It was the 1987 general election campaign. I'd recently been made the BBC's Scottish political correspondent and I was furious that Prime Minister Margaret Thatcher had refused to give me an interview. So, when she arrived for a “whistle stop” press conference at Glasgow Airport, I was determined to get something out of her.
After her scripted remarks, I started hurling questions at her without waiting to be called. “Whatever happened to Tory promises on a better devolution, Mrs Thatcher?...What have you to the hundreds of thousands of Scots thrown out of work?...Do you not accept that your poll tax is destroying the TorIes as a political force in Scotland? ”. She answered my early questions, but at this she halted and said in those inimitable tones: “That's quite enough from you, young man.
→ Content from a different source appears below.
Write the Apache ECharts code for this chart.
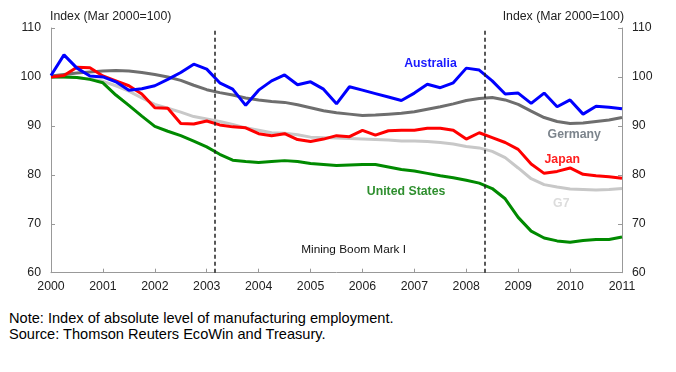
<!DOCTYPE html>
<html>
<head>
<meta charset="utf-8">
<script src="https://cdn.jsdelivr.net/npm/echarts@6/dist/echarts.min.js"></script>
<style>
html,body{margin:0;padding:0;background:#fff;}
#chart{width:676px;height:300px;}
.notes{position:absolute;left:9px;top:310px;font-family:"Liberation Sans",Arial,sans-serif;font-size:14.6px;line-height:16.4px;color:#000;}
</style>
</head>
<body>
<div id="chart"></div>
<div class="notes">Note: Index of absolute level of manufacturing employment.<br>Source: Thomson Reuters EcoWin and Treasury.</div>
<script>
// Quarterly observations, as decimal years (Mar 2000 ... Mar 2011)
const dates = [2000,2000.25,2000.5,2000.75,2001,2001.25,2001.5,2001.75,2002,2002.25,2002.5,2002.75,
  2003,2003.25,2003.5,2003.75,2004,2004.25,2004.5,2004.75,2005,2005.25,2005.5,2005.75,
  2006,2006.25,2006.5,2006.75,2007,2007.25,2007.5,2007.75,2008,2008.25,2008.5,2008.75,
  2009,2009.25,2009.5,2009.75,2010,2010.25,2010.5,2010.75,2011];

const australia = [100.3,104.5,101.8,100.2,100.0,99.0,97.3,97.6,98.2,99.5,100.9,102.6,
  101.6,98.8,97.5,94.2,97.3,99.2,100.4,98.4,99.0,97.5,94.5,98.0,
  97.3,96.6,95.9,95.2,96.7,98.5,97.8,98.8,101.8,101.4,99.2,96.5,
  96.7,94.6,96.7,93.9,95.3,92.4,94.0,93.8,93.5];

const germany = [100.2,100.5,100.8,101.0,101.2,101.3,101.2,100.9,100.5,100.0,99.3,98.3,
  97.4,96.8,96.3,95.7,95.3,95.0,94.8,94.3,93.7,93.1,92.7,92.4,
  92.1,92.2,92.4,92.6,92.9,93.4,93.9,94.5,95.2,95.6,95.8,95.3,
  94.4,93.0,91.7,90.9,90.5,90.6,90.9,91.2,91.7];

const japan = [100.0,100.3,102.0,101.9,100.2,99.2,98.2,96.5,93.7,93.6,90.5,90.4,
  91.0,90.2,89.8,89.6,88.4,88.0,88.4,87.2,86.8,87.3,88.0,87.8,
  89.1,88.1,89.0,89.1,89.1,89.5,89.5,89.1,87.3,88.6,87.6,86.6,
  85.2,82.2,80.3,80.7,81.4,80.1,79.8,79.6,79.3];

const unitedStates = [100.0,100.0,99.9,99.5,98.8,96.3,94.2,92.0,89.9,88.9,88.0,86.9,
  85.7,84.2,83.0,82.7,82.5,82.7,82.9,82.7,82.3,82.1,81.9,82.0,
  82.1,82.1,81.6,81.1,80.8,80.3,79.8,79.4,78.9,78.3,77.2,75.1,
  71.3,68.5,67.1,66.5,66.2,66.6,66.8,66.8,67.3];

const g7 = [100.0,100.0,99.9,99.6,99.1,98.2,97.1,95.7,94.4,93.6,92.8,91.9,
  91.4,90.9,90.3,89.6,89.1,88.6,88.5,88.2,87.7,87.6,87.5,87.4,
  87.3,87.2,87.1,86.9,86.9,86.8,86.6,86.3,85.8,85.5,84.8,83.5,
  81.4,79.2,78.0,77.5,77.1,77.0,76.9,77.0,77.2];

const yTicks = [60,70,80,90,100,110];
const xTicks = [2000,2001,2002,2003,2004,2005,2006,2007,2008,2009,2010,2011];
const boomDates = [2003.15, 2008.35];
const axisTitle = 'Index (Mar 2000=100)';

const FONT = '"Liberation Sans", Arial, sans-serif';
const FS = 12.3;
const pairs = v => dates.map((d, i) => [d, v[i]]);

function labelPoint(name, x, y, color, bold) {
  return {
    coord: [x, y], value: 0, symbol: 'rect', symbolSize: 1,
    itemStyle: { color: 'rgba(0,0,0,0)' },
    label: { show: true, position: 'inside', formatter: name, color: color,
      fontFamily: FONT, fontSize: bold ? 12.3 : 11.8, fontWeight: bold ? 'bold' : 'normal' }
  };
}

const chart = echarts.init(document.getElementById('chart'), null, {renderer: 'canvas'});

const yAxisBase = {
  type: 'value', min: yTicks[0], max: yTicks[yTicks.length - 1], interval: 10,
  axisLine: { show: true, lineStyle: { color: '#999', width: 1 } },
  axisTick: { show: true, inside: true, length: 4, lineStyle: { color: '#999' } },
  splitLine: { show: false },
  name: axisTitle, nameLocation: 'end', nameGap: 5,
  axisLabel: { color: '#222', fontFamily: FONT, fontSize: FS, margin: 10 }
};

chart.setOption({
  animation: false,
  backgroundColor: '#fff',
  grid: { left: 51, right: 54, top: 28, bottom: 27.3 },
  xAxis: {
    type: 'value', min: xTicks[0], max: xTicks[xTicks.length - 1], interval: 1,
    axisLine: { show: true, lineStyle: { color: '#999', width: 1 } },
    axisTick: { show: true, inside: true, length: 4, lineStyle: { color: '#999' } },
    splitLine: { show: false },
    axisLabel: { color: '#222', fontFamily: FONT, fontSize: FS, margin: 8, formatter: v => String(v) }
  },
  yAxis: [
    Object.assign({}, yAxisBase, { position: 'left',
      nameTextStyle: { align: 'left', color: '#222', fontFamily: FONT, fontSize: FS, padding: [0,0,0,-1] } }),
    Object.assign({}, yAxisBase, { position: 'right',
      nameTextStyle: { align: 'right', color: '#222', fontFamily: FONT, fontSize: FS, padding: [0,-2,0,0] } })
  ],
  series: [
    { name: 'G7', type: 'line', data: pairs(g7), symbol: 'none', lineStyle: { color: '#c8c8c8', width: 3 },
      markPoint: { silent: true, data: [labelPoint('G7', 2009.83, 74.2, '#dcdcdc', true)] } },
    { name: 'Germany', type: 'line', data: pairs(germany), symbol: 'none', lineStyle: { color: '#6e6e6e', width: 3 },
      markPoint: { silent: true, data: [labelPoint('Germany', 2010.08, 88.2, '#7c848c', true)] } },
    { name: 'United States', type: 'line', data: pairs(unitedStates), symbol: 'none', lineStyle: { color: '#008a00', width: 3 },
      markPoint: { silent: true, data: [labelPoint('United States', 2006.84, 76.6, '#2f8f2f', true),
                          labelPoint('Mining Boom Mark I', 2005.83, 64.6, '#111', false)] },
      markLine: { silent: true, symbol: 'none', label: { show: false },
        lineStyle: { color: '#222', width: 1.5, type: [4, 3] },
        data: boomDates.map(d => ({ xAxis: d })) } },
    { name: 'Japan', type: 'line', data: pairs(japan), symbol: 'none', lineStyle: { color: '#ff0000', width: 3 },
      markPoint: { silent: true, data: [labelPoint('Japan', 2009.85, 83.06, '#ff2020', true)] } },
    { name: 'Australia', type: 'line', data: pairs(australia), symbol: 'none', lineStyle: { color: '#0000ff', width: 3 },
      markPoint: { silent: true, data: [labelPoint('Australia', 2007.31, 102.7, '#1a1aff', true)] } }
  ]
});
</script>
</body>
</html>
Now, does anyone else here want to ask the poll tax question?”. There was silence from rest of the hack pack who were clearly enjoying seeing the press conference turned into a car crash. Grudgingly she continued, and though my editor had to cut the bits and pieces together afterwards, we got an interview of sorts.
I was quite out of order, of course, and I rather cringe at the thought of it. As I was leaving she looked directly at me with that deadly smile and a shake of the head which said: “Ok – but don't think you're so clever.” I only interviewed her properly once after that and it was an uncomfortable affair. Almost as uncomfortable as seeing her again, ten feet high, on the cinema screen meticulously recreated by Meryl Streep in The Iron Lady. It was like being back a that press conference.